Shelves of books, movies and magazines were pushed to one corner of the Falls of Schuylkill Library on Saturday night so partygoers could socialize beneath the vaulted ceiling of the nearly 100 year-old library.
Librarians and volunteers served wine behind the circulation desk and tables were covered with baked goods for the 5th annual “Winter Interlude” celebration.
Ellie Schleicher, who helped plan the event, explained that this was more than just a fundraiser, it was “a community get-together.”
“They support us and we want to do something for them,” Schleicher said.
Since the beginning of the global recession in 2008, the Free Library of Philadelphia has been struggling to stay afloat. In 2009, Mayor Nutter came close to shutting down several libraries throughout the city, which was eventually avoided by nearly halving the budget for materials such as books, magazines, and computer software.
Constance Deasy worked for 40 years as a Philadelphia librarian and says one of the library’s biggest challenges is finding staff.

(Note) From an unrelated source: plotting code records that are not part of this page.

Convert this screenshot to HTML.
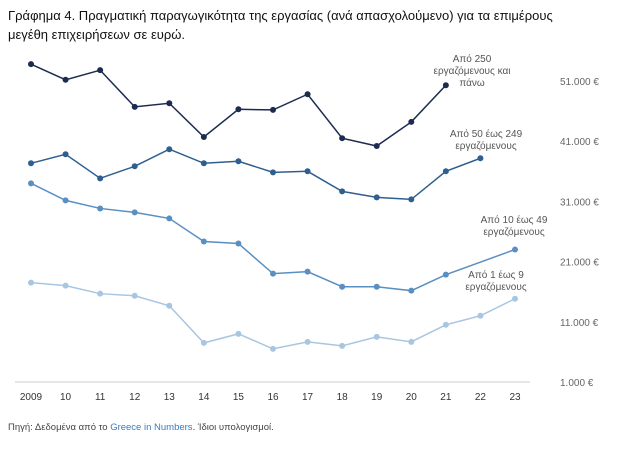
<!DOCTYPE html>
<html><head><meta charset="utf-8"><style>
body{margin:0;background:#fff;width:624px;height:454px;overflow:hidden;font-family:"Liberation Sans","DejaVu Sans",sans-serif}
</style></head><body>
<svg width="624" height="454" xmlns="http://www.w3.org/2000/svg">
<text x="8" y="20" font-size="13" fill="#111">Γράφημα 4. Πραγματική παραγωγικότητα της εργασίας (ανά απασχολούμενο) για τα επιμέρους</text>
<text x="8" y="39" font-size="13" fill="#111">μεγέθη επιχειρήσεων σε ευρώ.</text>
<line x1="15" y1="382" x2="530" y2="382" stroke="#ccc"/>
<g id="yt"></g><g id="xt"></g><g id="series"></g>
<text x="8" y="430" font-size="9.5" fill="#444">Πηγή: Δεδομένα από το <tspan fill="#3a7bbf">Greece in Numbers</tspan>. Ίδιοι υπολογισμοί.</text>
</svg>
<script>
const years=["2009","10","11","12","13","14","15","16","17","18","19","20","21","22","23"];
const yTicks=[1000,11000,21000,31000,41000,51000];
const yTickLabels=["1.000 €","11.000 €","21.000 €","31.000 €","41.000 €","51.000 €"];
const s250=[53800,51200,52800,46700,47300,41700,46300,46200,48800,41500,40200,44200,50300,null,null];
const s50=[37330,38830,34830,36830,39670,37330,37670,35830,36000,32670,31670,31330,36000,38170,null];
const s10=[34000,31170,29830,29170,28170,24330,24000,19000,19330,16830,16830,16170,18830,null,23000];
const s1=[17500,17000,15670,15330,13670,7500,9000,6500,7670,7000,8500,7670,10500,12000,14830];
const labels=[["Από 250","εργαζόμενους και","πάνω"],["Από 50 έως 249","εργαζόμενους"],["Από 10 έως 49","εργαζόμενους"],["Από 1 έως 9","εργαζόμενους"]];
const NS="http://www.w3.org/2000/svg";
const X=i=>31+i*(515-31)/(years.length-1);
const Y=v=>382-(v-1000)/10000*60.2;
function mk(t,a,p){const e=document.createElementNS(NS,t);for(const k in a)e.setAttribute(k,a[k]);p.appendChild(e);return e;}
const yt=document.getElementById('yt');
yTicks.forEach((v,i)=>{const t=mk('text',{x:560,y:Y(v)+4,'font-size':10,fill:'#666'},yt);t.textContent=yTickLabels[i];

});
const xt=document.getElementById('xt');
years.forEach((y,i)=>{const t=mk('text',{x:X(i),y:400,'font-size':10,fill:'#333','text-anchor':'middle'},xt);t.textContent=y;

});
const sg=document.getElementById('series');
const all=[[s250,'#1c2b50','series-250-plus',[472,62]],[s50,'#2f5f8f','series-50-249',[486,137]],[s10,'#5a8fc2','series-10-49',[514,223]],[s1,'#a8c6e2','series-1-9',[496,278]]];
all.forEach(([d,c,n,lp],k)=>{
 const g=mk('g',{},sg);
 
 
 let pts=[];d.forEach((v,i)=>{if(v!=null)pts.push(X(i)+','+Y(v));});
 mk('polyline',{points:pts.join(' '),fill:'none',stroke:c,'stroke-width':1.5},g);
 d.forEach((v,i)=>{if(v==null)return;const p=mk('circle',{cx:X(i),cy:Y(v),r:3,fill:c},g);
  
  });
 labels[k].forEach((l,j)=>{const t=mk('text',{x:lp[0],y:lp[1]+j*12,'font-size':10,fill:'#555','text-anchor':'middle'},g);t.textContent=l;
  
  });
});
</script>
</body></html>
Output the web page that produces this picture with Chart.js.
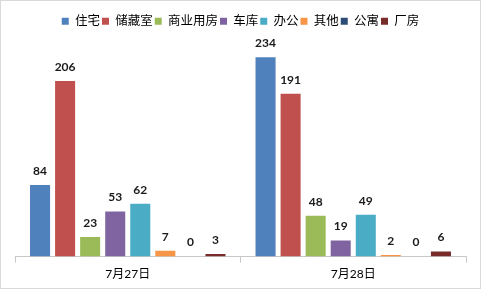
<!DOCTYPE html>
<html>
<head>
<meta charset="utf-8">
<script src="https://cdn.jsdelivr.net/npm/chart.js@4/dist/chart.umd.min.js"></script>
<style>
html,body{margin:0;padding:0;background:#fff;}
#wrap{width:481px;height:289px;position:relative;}
</style>
</head>
<body>
<div id="wrap"><canvas id="c"></canvas></div>
<script>
const categories = ['7月27日', '7月28日'];
const seriesNames = ['住宅', '储藏室', '商业用房', '车库', '办公', '其他', '公寓', '厂房'];
const zhuzhai = [84, 234];
const chucangshi = [206, 191];
const shangye = [23, 48];
const cheku = [53, 19];
const bangong = [62, 49];
const qita = [7, 2];
const gongyu = [0, 0];
const changfang = [3, 6];
const seriesValues = [zhuzhai, chucangshi, shangye, cheku, bangong, qita, gongyu, changfang];
const colors = ['#4F81BD', '#C0504D', '#9BBB59', '#8064A2', '#4BACC6', '#F79646', '#2C4D75', '#772C2A'];

const FONT = 'Lato, "Noto Sans CJK SC", sans-serif';

const labelPlugin = {
  id: 'valueLabels',
  afterDatasetsDraw(chart) {
    const ctx = chart.ctx;
    ctx.save();
    ctx.font = 'bold 12px ' + FONT;
    ctx.fillStyle = '#1a1a1a';
    ctx.textAlign = 'center';
    ctx.textBaseline = 'middle';
    chart.data.datasets.forEach((ds, i) => {
      const meta = chart.getDatasetMeta(i);
      meta.data.forEach((el, j) => {
        ctx.fillText(String(ds.data[j]), el.x, el.y - 14);
      });
    });
    ctx.restore();
  }
};

const borderPlugin = {
  id: 'outerBorder',
  afterDraw(chart) {
    const ctx = chart.ctx;
    ctx.save();
    ctx.strokeStyle = '#D9D9D9';
    ctx.lineWidth = 1;
    ctx.strokeRect(0.5, 0.5, chart.width - 1, chart.height - 1);
    ctx.restore();
  }
};

const legendSpacer = {
  id: 'legendSpacer',
  beforeInit(chart) {
    const orig = chart.legend.fit;
    chart.legend.fit = function() {
      orig.call(this);
      this.height += 6;
    };
  }
};

new Chart(document.getElementById('c'), {
  type: 'bar',
  data: {
    labels: categories,
    datasets: seriesNames.map((n, i) => ({
      label: n,
      data: seriesValues[i],
      backgroundColor: colors[i],
      borderWidth: 0,
      barPercentage: 0.8,
      categoryPercentage: 0.889
    }))
  },
  options: {
    responsive: true,
    maintainAspectRatio: false,
    animation: false,
    devicePixelRatio: 1,
    layout: { padding: { top: 13, left: 15, right: 15, bottom: 4 } },
    plugins: {
      legend: {
        position: 'top',
        labels: {
          boxWidth: 7,
          boxHeight: 7,
          padding: 2,
          color: '#000',
          font: { family: FONT, size: 12.5 }
        }
      },
      tooltip: { enabled: false }
    },
    scales: {
      x: {
        grid: {
          offset: true,
          drawOnChartArea: false,
          drawTicks: true,
          tickLength: 6,
          color: '#C8C8C8'
        },
        border: { color: '#C8C8C8' },
        ticks: { color: '#000', font: { family: FONT, size: 12 }, padding: 4 }
      },
      y: {
        display: false,
        min: 0,
        max: 250
      }
    }
  },
  plugins: [labelPlugin, borderPlugin, legendSpacer]
});
</script>
</body>
</html>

“I’ve seen crises, but this is the worst it’s ever been,” Deasy said. “Everyone has three jobs.”
According to regulations, the library must close if four librarians and one guard are not present.
Stephanie Rowe took over as the library’s head librarian four months ago. She believes that the Free Library is a necessary supplement to the public schools, not all of which have libraries of their own.
Rowe explains that “literacy is not just about reading.” The library offers homework help and was recently given a gift from the East Falls Community Council to present after-school writing, drawing, and storytelling workshops.
East Falls resident Dominique Gibson, 22, studies art and pyschology at Delaware County Community College. He comes to the Falls of Schuylkill Library to write his essays, explaining that it is far more “peaceful, calm, and relaxing” at the Falls of Schuylkill Library than at the “very, very loud” library on Delco’s campus. He prefers the librarians here, who pleasantly enforce a study atmosphere.
In 2010, The Fels School of Government at UPenn published a study attempting to put a number on the monetary impact of the city’s libraries.
“The Economic Value of the Free Library in Philadelphia” found that the library produced more than $30 million combined last year in literacy and job skills, as well as real estate value. In response to the survey, one third of the people who came to the library to use the computer, said they needed it to search for a job.
According to UPenn, 95-percent of Philadelphians live within 1.13 miles of their local branch. On average, homes within a quarter mile of a library are worth $9,360 more than homes further away than a quarter mile.
Connie Gillespie has worked as a realtor in the area for 20 years, and points out that this library is geographically in the center of East Falls. This allows easy access to all members of the diverse community, including former Governor Ed Rendell, who has been known to stop in at his local branch. Gillespie includes library pamphlets in the gift basket she gives to new homeowners. “As a realtor, I can say that one of the real assets and the real treasures of this neighborhood is this library.”
As a jazz duo played, guests bid on prizes for the silent auction. More than four dozen gifts were donated by local individuals and businesses, ranging from a knitting and croqueting lesson to an oil change from a local automotive business.
Linda Koons, President of the Friends of the Falls of Schuylkill Library, reminded the community that now is a particularly important time to support the library.
“Some people think of the library as a babysitter, because of after-school programs, but, in fact, during a time of recession, we have more people using the library,” Koons said. “They come in to use the computers to find jobs, borrow books, and read the newspapers.”
In 2013, the Falls of Schuylkill Library will celebrate its 100th anniversary as a community resource for East Falls residents. The more than $4,000 raised from Saturday’s event will go towards new shelves, window shades and the updating of the library’s magazine and newspaper subscriptions.